Why does a polynomial with real, simple roots change its sign between its roots?

Firstly, to simplify the problem, start by re-numbering all the $a_{i}$’s from least to greatest. Think of the behavior at $x=a_n$ notice how the polynomial will look like $$(\text{pos numb})(\text{pos numb})\cdots(\text{pos numb})(x-a_{n})(\text{neg numb})(\text{neg numb})\cdots(\text{neg numb})$$ Recall that in a series of multiplied numbers, the sign of the product is determined by whether the amount of negative numbers is even or odd. Odd making the product negative, even making it positive.

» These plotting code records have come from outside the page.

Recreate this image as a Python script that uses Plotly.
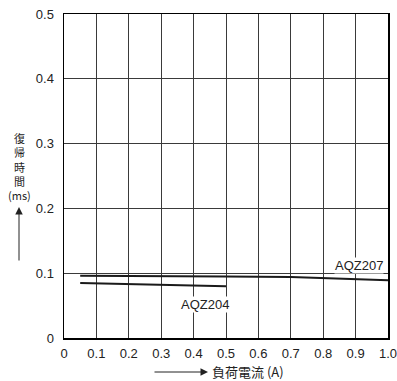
import plotly.graph_objects as go

# Data (load current A vs release time ms)
aqz207_x = [0.05, 0.3, 0.5, 0.7, 0.8, 0.9, 1.0]
aqz207_y = [0.096, 0.0958, 0.095, 0.094, 0.0925, 0.091, 0.089]
aqz204_x = [0.05, 0.2, 0.3, 0.4, 0.5]
aqz204_y = [0.0848, 0.0835, 0.082, 0.081, 0.080]

x_ticks = [0, 0.1, 0.2, 0.3, 0.4, 0.5, 0.6, 0.7, 0.8, 0.9, 1.0]
x_ticktext = ["0", "0.1", "0.2", "0.3", "0.4", "0.5", "0.6", "0.7", "0.8", "0.9", "1.0"]
y_ticks = [0, 0.1, 0.2, 0.3, 0.4, 0.5]
y_ticktext = ["0", "0.1", "0.2", "0.3", "0.4", "0.5"]
y_title = "復<br>帰<br>時<br>間<br>(ms)"
x_title = "負荷電流 (A)"

FONT = "Liberation Sans, Arial, sans-serif"
CJK = "Noto Sans CJK JP, sans-serif"

# plot area in window pixels: x 64..388, y 14..338 (body margin removed below)
PW, PH = 324, 324
L, T = 64, 14
W, H = 397, 381
R = W - L - PW
B = H - T - PH


def px(xw):  # window x -> paper x
    return (xw - L) / PW


def py(yw):  # window y -> paper y
    return (T + PH - yw) / PH


fig = go.Figure()
fig.add_trace(go.Scatter(x=aqz207_x, y=aqz207_y, mode="lines",
                         line=dict(color="#1a1a1a", width=2), showlegend=False))
fig.add_trace(go.Scatter(x=aqz204_x, y=aqz204_y, mode="lines",
                         line=dict(color="#1a1a1a", width=2), showlegend=False))

fig.add_annotation(x=0.91, y=0.1115, text="AQZ207", showarrow=False,
                   font=dict(family=FONT, size=13, color="#222"), bgcolor="white",
                   borderpad=0)
fig.add_annotation(x=0.435, y=0.051, text="AQZ204", showarrow=False,
                   font=dict(family=FONT, size=13, color="#222"), bgcolor="white",
                   borderpad=0)

# Y axis title (vertical stacked)
fig.add_annotation(xref="paper", yref="paper", x=px(19.5), y=py(166),
                   xanchor="center", yanchor="middle", text=y_title, showarrow=False,
                   align="center", font=dict(family=CJK, size=11, color="#222"))
# Y arrow
fig.add_annotation(xref="paper", yref="paper", x=px(19), y=py(207),
                   ax=0, ay=55, text="", showarrow=True, arrowhead=2,
                   arrowsize=1.5, arrowwidth=1, arrowcolor="#222")
# X arrow
fig.add_annotation(xref="paper", yref="paper", x=px(208), y=py(372),
                   ax=-55, ay=0, text="", showarrow=True, arrowhead=2,
                   arrowsize=1.5, arrowwidth=1, arrowcolor="#222")
fig.add_annotation(xref="paper", yref="paper", x=px(210), y=py(371), xanchor="left",
                   yanchor="middle", text=x_title, showarrow=False,
                   font=dict(family=CJK, size=13, color="#222"))

axis_common = dict(showline=True, linecolor="black", linewidth=1.5, mirror=True,
                   showgrid=True, gridcolor="#3a3a3a", gridwidth=1, zeroline=False,
                   ticks="", ticklabeloverflow="allow",
                   tickfont=dict(family=FONT, size=13, color="#222"))

fig.update_xaxes(range=[0, 1.0], tickvals=x_ticks, ticktext=x_ticktext,
                 ticklabelstandoff=3, **axis_common)
fig.update_yaxes(range=[0, 0.5], tickvals=y_ticks, ticktext=y_ticktext,
                 ticklabelstandoff=6, **axis_common)

fig.update_layout(width=W, height=H,
                  margin=dict(l=L, r=R, t=T, b=B, autoexpand=False),
                  plot_bgcolor="white", paper_bgcolor="white")

fig.write_html("out.html",
               config={"displayModeBar": False, "staticPlot": True},
               post_script="document.body.style.margin='0';"
                           "document.body.style.overflow='hidden';")
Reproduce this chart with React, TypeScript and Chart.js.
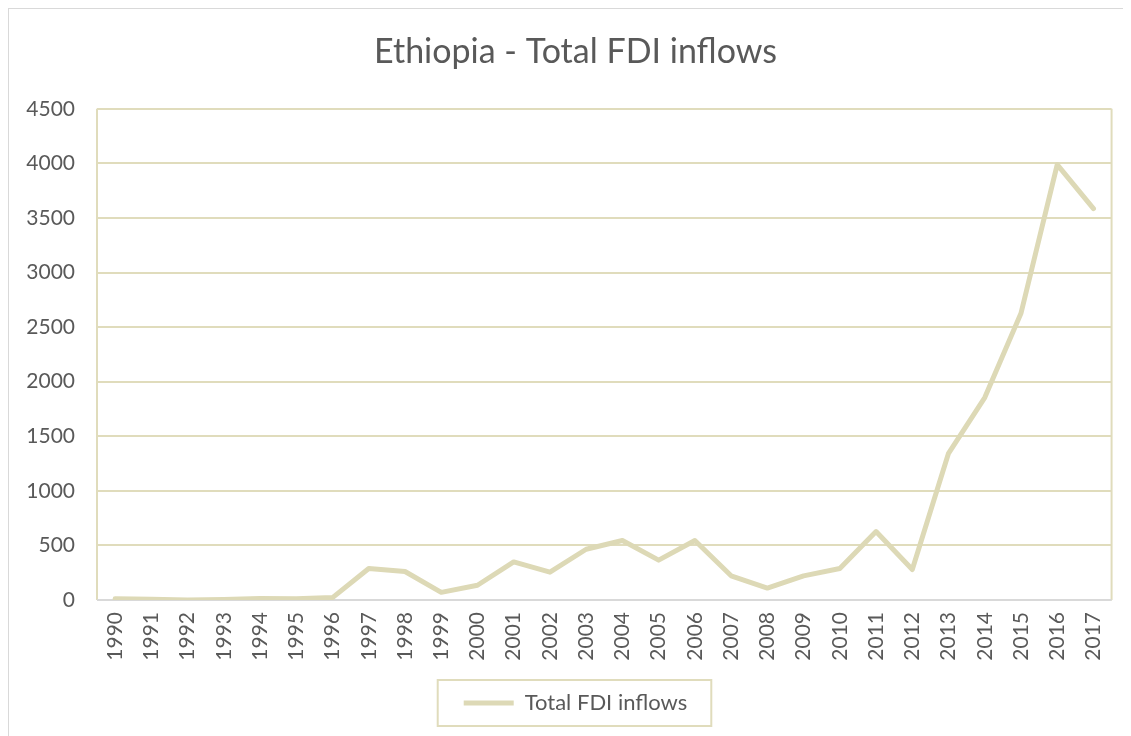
import React, { useEffect, useRef } from "react";
import { Chart, registerables } from "chart.js";

Chart.register(...registerables);

const years = [
  "1990", "1991", "1992", "1993", "1994", "1995", "1996", "1997", "1998", "1999",
  "2000", "2001", "2002", "2003", "2004", "2005", "2006", "2007", "2008", "2009",
  "2010", "2011", "2012", "2013", "2014", "2015", "2016", "2017",
];

const fdiInflows = [
  12, 6, 1, 4, 14, 12, 22, 288, 261, 70,
  135, 349, 255, 465, 545, 365, 545, 222, 109, 221,
  288, 627, 279, 1344, 1855, 2627, 3989, 3586,
];

const yTickMin = 0;
const yTickMax = 4500;
const yTickStep = 500;

const TAN = "#DDD9B6";
const GRID = "#E0DCBC";
const AXIS_GRAY = "#D9D9D9";
const TEXT = "#595959";
const FONT = "Lato, 'Open Sans', sans-serif";
const CENTER_SHIFT = 15;

// Plot-area frame in tan, with a grey baseline along the category axis
const plotFrame = {
  id: "plotFrame",
  beforeDatasetsDraw(chart: any) {
    const { ctx, chartArea: a } = chart;
    ctx.save();
    ctx.strokeStyle = GRID;
    ctx.lineWidth = 2;
    ctx.beginPath();
    ctx.moveTo(a.left, a.bottom);
    ctx.lineTo(a.left, a.top);
    ctx.moveTo(a.right, a.top);
    ctx.lineTo(a.right, a.bottom);
    ctx.stroke();
    ctx.strokeStyle = AXIS_GRAY;
    ctx.beginPath();
    ctx.moveTo(a.left, a.bottom);
    ctx.lineTo(a.right, a.bottom);
    ctx.stroke();
    ctx.restore();
  },
};

// Centre the title and legend under the plot area instead of the whole canvas
const centreShift = {
  id: "centreShift",
  afterLayout(chart: any) {
    const t = chart.titleBlock;
    if (t) {
      t.left += CENTER_SHIFT;
      t.right += CENTER_SHIFT;
    }
    const lg = chart.legend;
    if (lg) {
      lg.left += CENTER_SHIFT;
      lg.right += CENTER_SHIFT;
      (lg.legendHitBoxes || []).forEach((b: any) => {
        b.left += CENTER_SHIFT;
      });
    }
  },
};

// Rectangle around the legend entries
const legendFrame = {
  id: "legendFrame",
  afterDraw(chart: any) {
    const boxes = chart.legend?.legendHitBoxes;
    if (!boxes || !boxes.length) return;
    const b = boxes[0];
    const { ctx } = chart;
    ctx.save();
    ctx.strokeStyle = GRID;
    ctx.lineWidth = 2;
    const cy = b.top + b.height / 2;
    ctx.strokeRect(b.left - 26, cy - 23, b.width + 50, 46);
    ctx.restore();
  },
};

export default function App() {
  const canvasRef = useRef<HTMLCanvasElement | null>(null);

  useEffect(() => {
    document.body.style.overflow = "hidden";
    const canvas = canvasRef.current;
    if (!canvas) return;
    const chart = new Chart(canvas, {
      type: "line",
      data: {
        labels: years,
        datasets: [
          {
            label: "Total FDI inflows",
            data: fdiInflows,
            borderColor: TAN,
            backgroundColor: TAN,
            borderWidth: 5,
            borderCapStyle: "round",
            borderJoinStyle: "round",
            pointRadius: 0,
            pointHoverRadius: 0,
            tension: 0,
            fill: false,
          },
        ],
      },
      options: {
        responsive: false,
        animation: false,
        layout: { padding: { left: 0, right: 19, top: 0, bottom: 12 } },
        plugins: {
          title: {
            display: true,
            text: "Ethiopia - Total FDI inflows",
            color: TEXT,
            font: { family: FONT, size: 34, weight: "normal" },
            padding: { top: 23, bottom: 36 },
          },
          legend: {
            position: "bottom",
            labels: {
              usePointStyle: true,
              pointStyle: "line",
              pointStyleWidth: 50,
              color: TEXT,
              font: { family: FONT, size: 22 },
              padding: 10,
            },
          },
          tooltip: { enabled: false },
        },
        scales: {
          x: {
            type: "category",
            offset: true,
            grid: { display: false, drawTicks: false },
            border: { display: false },
            ticks: {
              color: TEXT,
              font: { family: FONT, size: 21 },
              minRotation: 90,
              maxRotation: 90,
              autoSkip: false,
              padding: 12,
            },
            afterFit(scale: any) {
              scale.height = 82;
            },
          },
          y: {
            min: yTickMin,
            max: yTickMax,
            grid: { color: GRID, lineWidth: 2, drawTicks: false },
            border: { display: false },
            ticks: {
              stepSize: yTickStep,
              color: TEXT,
              font: { family: FONT, size: 21 },
              padding: 22,
              callback: (v: any) => String(v),
            },
            afterFit(scale: any) {
              scale.width = 88;
            },
          },
        },
      },
      plugins: [plotFrame, centreShift, legendFrame],
    });
    return () => chart.destroy();
  }, []);

  return (
    <div
      style={{
        width: 1140,
        height: 740,
        border: `1px solid ${AXIS_GRAY}`,
        boxSizing: "border-box",
        background: "#fff",
      }}
    >
      <canvas ref={canvasRef} width={1122} height={727} style={{ display: "block" }} />
    </div>
  );
}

Then, imagine changing $x$. Whenever it’s below $a_{n}$ there will be one more negative number than when it’s just barely above $a_{n}$ Therefore, the sign must change when passing through $x=a_{n}$

A polynomial has a zero in $a$ if and only if there is a (necessarily unique) polynomial $q$ such that $p(x)=(x-a)q(x)$ for all $x$. By this it follows that the zero in $a$ is simple if and only if $q(a)\ne0$, for if this weren't the case, then $q(x)=(x-a)f(x)$ and thus $p(x)=(x-a)^2f(x)$. If $a$ is a simple zero, then by continuity $q(x)$ has fixed sign in some nieghbourhood of $a$ and therefore, in said neighbourhood $$p(x)=(\text{function that changes sign at }a)\times(\text{function of fixed sign})$$

On the other hand, by the intermediate value theorem every interval where $p$ changes sign must contain a zero.

Suppose you have $p(x)=(x-1)(x-2)(x-3)$ .If $x<1$ then $x-1,x-2,x-3$ would be negative. If $1<x<2$ then $x-1$ is positive and the other two negative....Every time you go to the next interval you have one more positive factor of the polynomial.